(Lat. oraculum = plaats, waar de goden hun wil openbaren of de toekomst voorspellen, of ook de voorspelling, de orakelspreuk zelf). Te allen tijde heeft de mensch gemeend door bijz. teekens en middelen raad te verkrijgen in wat hem te doen stond of kennis te verwerven van gebeurtenissen, die buiten het bereik zijner natuurlijke kenvermogens lagen (hieromantie, hieroscopie). Hij verwacht dit van hoogere wezens (de godheid, maar ook,waar de doodenvereering bestaat, van de dooden en dan in het bijzonder van de dooden, die reeds gedurende hun leven bewijzen van helderziendheid gaven). De vlucht der vogelen, het inslaan van den bliksem, het rollen van den donder, het verschijnen van monsters enz. worden vaak geïnterpreteerd als teekens, waardoor de godheid spontaan haar wil te kennen geeft.
Ook meent men het o. zelf te moeten uitlokken. Men offert een dier, om uit het lillen der ingewanden, uit den bijz. vorm van de lever enz. den wil ( der godheid te kunnen aflezen. Een veelvoorkomend middel was het lot werpen door middel van staafjes of dobbelsteenen. Vele volkeren hadden ook bijz. orakelplaatsen.

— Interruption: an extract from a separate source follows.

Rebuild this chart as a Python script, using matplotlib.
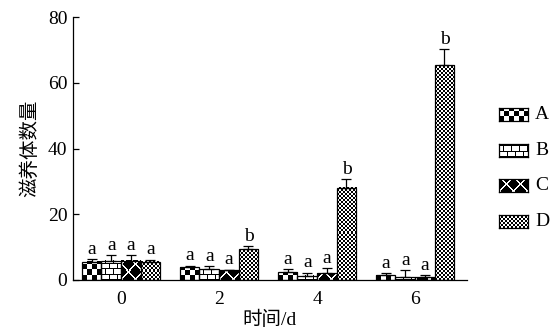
import matplotlib
matplotlib.use("Agg")
import matplotlib.pyplot as plt
import numpy as np

plt.rcParams['font.family'] = ['Liberation Serif', 'Noto Sans CJK SC']
plt.rcParams['font.size'] = 14

days = ['0', '2', '4', '6']
groups = ['A', 'B', 'C', 'D']
vals = {
    'A': [5.6, 3.9, 2.4, 1.4],
    'B': [5.9, 3.3, 1.3, 0.8],
    'C': [5.9, 2.9, 2.0, 0.8],
    'D': [5.5, 9.4, 28.0, 65.3],
}
errs = {
    'A': [0.8, 0.5, 0.9, 0.7],
    'B': [1.6, 0.9, 0.9, 2.2],
    'C': [1.6, 0.2, 1.5, 0.7],
    'D': [0.7, 0.8, 2.7, 4.9],
}
letters = {
    'A': ['a', 'a', 'a', 'a'],
    'B': ['a', 'a', 'a', 'a'],
    'C': ['a', 'a', 'a', 'a'],
    'D': ['a', 'b', 'b', 'b'],
}

W, H = 555, 328
DPI = 100


def texture(kind, wp, hp):
    wp = max(int(round(wp)), 1)
    hp = max(int(round(hp)), 1)
    i, j = np.mgrid[0:hp, 0:wp]
    if kind == 'A':
        img = ((i // 5 + j // 5) % 2).astype(float)
    elif kind == 'D':
        img = ((i // 2 + j // 2) % 2).astype(float)
    elif kind == 'B':
        row = i // 5
        hline = (i % 5) == 0
        vline = ((j + (row % 2) * 4) % 8) == 0
        img = np.where(hline | vline, 0.0, 1.0)
    else:
        p = 14
        d1 = (i + j) % p
        d2 = (i - j) % p
        img = np.where((d1 < 2) | (d2 < 2), 1.0, 0.0)
    return img


fig = plt.figure(figsize=(W / DPI, H / DPI), dpi=DPI)
left, right, top, bottom = 73, 467, 17, 280
ax = fig.add_axes([left / W, 1 - bottom / H, (right - left) / W, (bottom - top) / H])

xlim = (-0.49, 3.53)
ylim = (0, 80)
px_x = (right - left) / (xlim[1] - xlim[0])
px_y = (bottom - top) / (ylim[1] - ylim[0])

width = 0.2
x = np.arange(len(days))
for k, g in enumerate(groups):
    xs = x + (k - 1.5) * width
    for xi, v in zip(xs, vals[g]):
        img = texture(g, width * px_x, v * px_y)
        ax.imshow(img, cmap='gray', vmin=0, vmax=1, origin='lower',
                  extent=[xi - width / 2, xi + width / 2, 0, v],
                  aspect='auto', interpolation='nearest', zorder=2)
    ax.bar(xs, vals[g], width, fill=False, edgecolor='black', linewidth=0.9, zorder=3)
    ax.errorbar(xs, vals[g], yerr=[np.zeros(len(days)), errs[g]], fmt='none',
                ecolor='black', elinewidth=0.9, capsize=3.3, capthick=0.9, zorder=3)
    for xi, v, e, t in zip(xs, vals[g], errs[g], letters[g]):
        ax.annotate(t, (xi, v + e), xytext=(0, 1), textcoords='offset points',
                    ha='center', va='bottom', fontsize=14)

ax.set_xlim(*xlim)
ax.set_ylim(*ylim)
ax.set_xticks(x)
ax.set_xticklabels(days)
ax.set_yticks([0, 20, 40, 60, 80])
ax.tick_params(axis='x', length=0, pad=8)
ax.tick_params(axis='y', direction='in', length=4, width=0.9, pad=4)
for s in ['top', 'right']:
    ax.spines[s].set_visible(False)
for s in ['left', 'bottom']:
    ax.spines[s].set_linewidth(0.9)
ax.set_xlabel('时间/d', fontsize=14, labelpad=2)
ax.set_ylabel('滋养体数量', fontsize=14, labelpad=6)

# legend swatches
for k, g in enumerate(groups):
    cy = 114.5 + k * 35.7
    bw, bh = 29, 13
    lax = fig.add_axes([499 / W, 1 - (cy + bh / 2) / H, bw / W, bh / H])
    lax.imshow(texture(g, bw, bh), cmap='gray', vmin=0, vmax=1, origin='lower',
               extent=[0, 1, 0, 1], aspect='auto', interpolation='nearest')
    lax.set_xticks([])
    lax.set_yticks([])
    for sp in lax.spines.values():
        sp.set_linewidth(0.9)
    fig.text(535 / W, 1 - cy / H, g, ha='left', va='center', fontsize=14)

fig.savefig('out.png', dpi=DPI)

Delphi in Griekenland, oorspr. een o.van Moeder-Aarde, die in droomgezichten haar vereerders bezocht (incubatie), was in den Klassieken tijd de beroemde orakelstad van Apollo, die door den mond der → Pythia zijn o. gaf. Te Epidauros gaf Asclepius goeden raad en genezing aan de smeekelingen, die zich in de nabijheid van zijn tempel te slapen legden. Isis maakte eveneens door → incubatie haar wil aan haar gunstelingen bekend. Vaak kon de oningewijde de taal der godheid niet verstaan.

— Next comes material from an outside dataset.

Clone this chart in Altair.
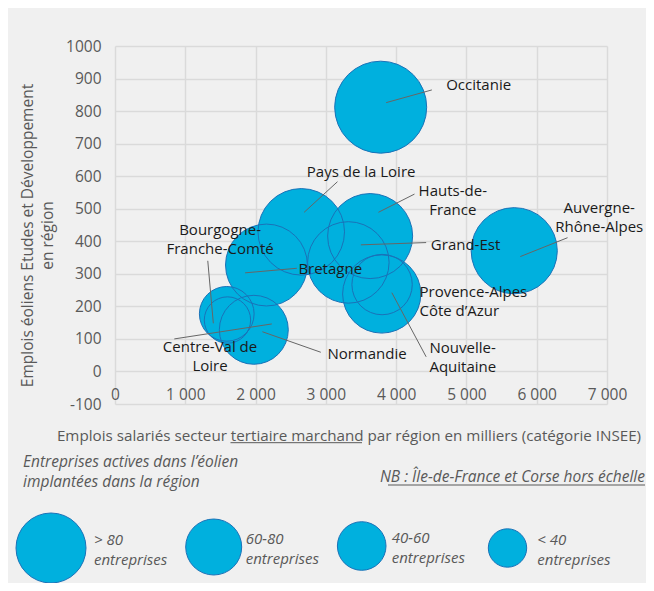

Priesters moesten ze verklaren. In Babylon ontwikkelde die kunst zich tot een ingewikkelde wetenschap. Bij de cultuurvolkeren ontstonden verzamelingen van orakelspreuken, die gekenmerkt werden door hun gewilde dubbelzinnigheid. De meest bekende dezer orakelverzamelingen zijn wel de Sibillijnsche boeken.Lit.: K. L. Bellon, Inl. tot de godsdienstgeschiedenis (1935); Bouché-Leclercq, Hist. de la divination dans l’antiquité (4 dln. 1879-’81); F. Freudenberg (niet Kath.), Der Bliek in die Zukunft (1919). Bellon.